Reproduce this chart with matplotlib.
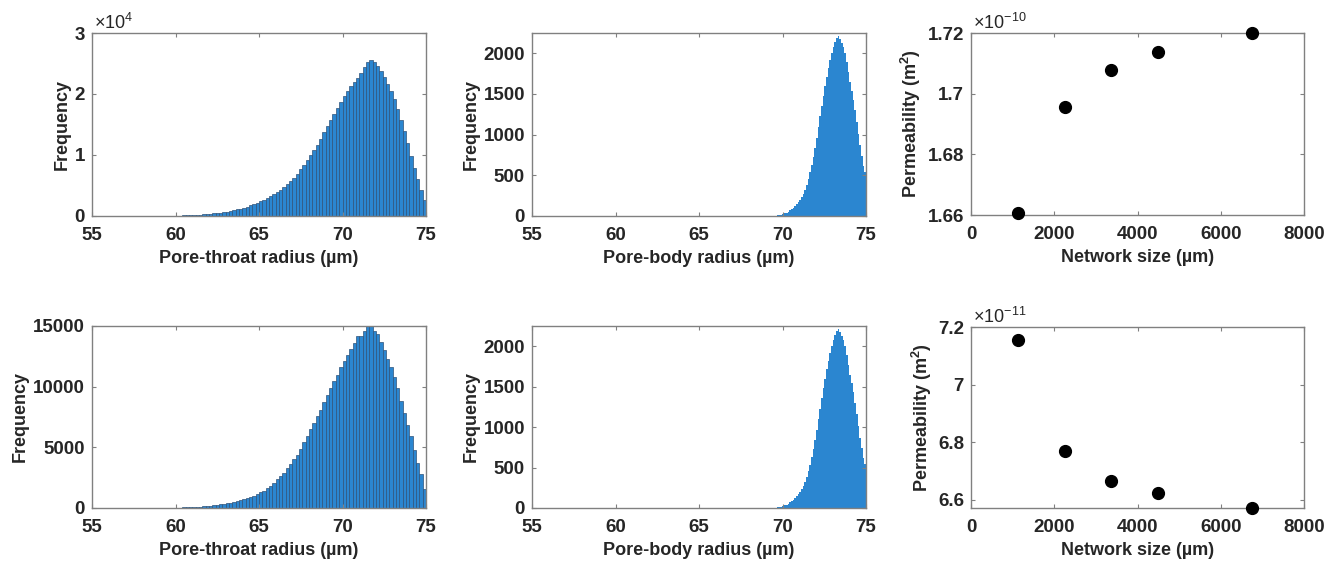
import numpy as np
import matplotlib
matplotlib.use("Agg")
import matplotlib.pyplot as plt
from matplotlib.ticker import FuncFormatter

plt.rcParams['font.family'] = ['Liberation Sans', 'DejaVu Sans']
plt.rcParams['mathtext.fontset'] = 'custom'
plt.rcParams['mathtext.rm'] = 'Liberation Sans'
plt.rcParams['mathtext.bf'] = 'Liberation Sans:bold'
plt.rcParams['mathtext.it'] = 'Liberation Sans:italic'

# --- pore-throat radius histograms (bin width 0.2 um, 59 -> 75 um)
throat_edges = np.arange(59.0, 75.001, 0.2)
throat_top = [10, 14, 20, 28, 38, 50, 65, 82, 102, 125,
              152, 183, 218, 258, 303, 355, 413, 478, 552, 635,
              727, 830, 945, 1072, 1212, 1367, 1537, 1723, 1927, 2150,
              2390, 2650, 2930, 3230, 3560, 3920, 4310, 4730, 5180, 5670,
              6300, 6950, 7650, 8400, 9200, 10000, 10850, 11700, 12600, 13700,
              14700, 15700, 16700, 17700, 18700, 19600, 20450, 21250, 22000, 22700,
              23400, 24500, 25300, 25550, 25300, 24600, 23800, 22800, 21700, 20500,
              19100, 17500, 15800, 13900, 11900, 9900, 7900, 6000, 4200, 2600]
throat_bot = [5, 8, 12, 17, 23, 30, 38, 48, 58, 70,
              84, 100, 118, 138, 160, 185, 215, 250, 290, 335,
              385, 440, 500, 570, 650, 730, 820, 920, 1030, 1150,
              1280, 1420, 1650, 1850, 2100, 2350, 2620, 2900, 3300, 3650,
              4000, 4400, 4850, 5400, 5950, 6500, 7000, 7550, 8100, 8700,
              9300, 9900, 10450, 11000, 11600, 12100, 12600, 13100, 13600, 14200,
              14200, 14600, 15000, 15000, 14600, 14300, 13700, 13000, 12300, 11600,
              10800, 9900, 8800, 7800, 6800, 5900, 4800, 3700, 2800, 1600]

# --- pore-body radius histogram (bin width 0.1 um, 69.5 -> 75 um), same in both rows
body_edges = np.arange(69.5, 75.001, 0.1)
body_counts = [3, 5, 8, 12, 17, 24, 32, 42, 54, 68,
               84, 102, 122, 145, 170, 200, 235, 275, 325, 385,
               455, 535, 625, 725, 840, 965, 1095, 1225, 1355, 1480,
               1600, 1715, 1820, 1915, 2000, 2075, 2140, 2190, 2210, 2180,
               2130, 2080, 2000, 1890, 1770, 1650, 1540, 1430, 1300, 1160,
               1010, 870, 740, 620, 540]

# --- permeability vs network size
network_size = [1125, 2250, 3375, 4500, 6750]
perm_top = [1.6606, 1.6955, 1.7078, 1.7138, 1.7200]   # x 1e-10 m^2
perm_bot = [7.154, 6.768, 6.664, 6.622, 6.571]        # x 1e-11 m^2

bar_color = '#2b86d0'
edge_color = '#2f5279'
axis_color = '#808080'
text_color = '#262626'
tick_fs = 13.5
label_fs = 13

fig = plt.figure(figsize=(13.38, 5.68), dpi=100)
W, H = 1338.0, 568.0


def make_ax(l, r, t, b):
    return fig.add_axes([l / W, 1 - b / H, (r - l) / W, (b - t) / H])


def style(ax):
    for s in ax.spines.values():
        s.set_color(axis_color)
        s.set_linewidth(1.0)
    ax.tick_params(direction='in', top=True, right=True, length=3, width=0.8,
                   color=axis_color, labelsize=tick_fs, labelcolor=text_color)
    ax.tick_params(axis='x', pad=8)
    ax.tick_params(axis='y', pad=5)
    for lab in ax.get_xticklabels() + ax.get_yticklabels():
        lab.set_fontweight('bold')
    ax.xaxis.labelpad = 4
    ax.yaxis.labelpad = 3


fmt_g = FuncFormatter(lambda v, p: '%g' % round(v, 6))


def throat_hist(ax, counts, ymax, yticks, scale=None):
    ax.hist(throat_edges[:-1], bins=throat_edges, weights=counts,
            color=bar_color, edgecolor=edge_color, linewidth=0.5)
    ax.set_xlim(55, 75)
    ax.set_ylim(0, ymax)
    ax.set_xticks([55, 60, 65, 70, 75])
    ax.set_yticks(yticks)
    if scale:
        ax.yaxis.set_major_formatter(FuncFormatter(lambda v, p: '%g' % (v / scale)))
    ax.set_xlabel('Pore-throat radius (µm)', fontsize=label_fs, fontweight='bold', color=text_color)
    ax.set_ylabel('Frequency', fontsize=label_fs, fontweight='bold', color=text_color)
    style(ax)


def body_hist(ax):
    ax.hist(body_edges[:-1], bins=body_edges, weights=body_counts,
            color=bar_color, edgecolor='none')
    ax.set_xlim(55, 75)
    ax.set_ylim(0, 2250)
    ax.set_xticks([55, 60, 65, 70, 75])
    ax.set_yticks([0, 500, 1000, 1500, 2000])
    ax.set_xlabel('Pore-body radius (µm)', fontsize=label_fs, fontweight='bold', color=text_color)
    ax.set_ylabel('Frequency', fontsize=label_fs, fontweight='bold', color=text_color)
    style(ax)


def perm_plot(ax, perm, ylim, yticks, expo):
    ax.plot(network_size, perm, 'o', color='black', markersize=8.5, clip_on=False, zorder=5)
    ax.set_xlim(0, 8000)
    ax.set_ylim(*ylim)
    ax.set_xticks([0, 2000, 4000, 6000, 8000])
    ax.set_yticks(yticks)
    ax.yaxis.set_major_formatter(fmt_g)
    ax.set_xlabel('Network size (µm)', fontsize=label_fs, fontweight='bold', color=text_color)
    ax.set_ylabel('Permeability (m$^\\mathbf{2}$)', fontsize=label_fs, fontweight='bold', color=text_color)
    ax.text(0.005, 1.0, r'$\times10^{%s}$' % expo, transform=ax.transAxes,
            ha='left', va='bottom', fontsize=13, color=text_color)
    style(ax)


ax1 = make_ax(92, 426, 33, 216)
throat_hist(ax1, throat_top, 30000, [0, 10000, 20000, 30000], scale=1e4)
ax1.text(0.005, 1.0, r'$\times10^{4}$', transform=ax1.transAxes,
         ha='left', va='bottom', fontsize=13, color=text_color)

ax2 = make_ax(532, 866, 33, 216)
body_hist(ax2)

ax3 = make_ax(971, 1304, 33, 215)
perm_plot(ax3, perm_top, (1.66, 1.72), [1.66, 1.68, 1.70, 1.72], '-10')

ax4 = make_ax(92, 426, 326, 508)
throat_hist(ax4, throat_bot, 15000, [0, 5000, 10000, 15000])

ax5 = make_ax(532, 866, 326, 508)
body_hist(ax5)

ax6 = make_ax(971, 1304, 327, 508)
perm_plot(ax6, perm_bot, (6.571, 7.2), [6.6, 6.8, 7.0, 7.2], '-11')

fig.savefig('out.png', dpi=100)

• _What you should do_
Please take the lines from the beginning of the data above through the line holding "from matplotlib.ticker import FuncFormatter" and transcribe them exactly, without any pictures.

• _Result for this task_
Reproduce this chart with matplotlib.
import numpy as np
import matplotlib
matplotlib.use("Agg")
import matplotlib.pyplot as plt
from matplotlib.ticker import FuncFormatter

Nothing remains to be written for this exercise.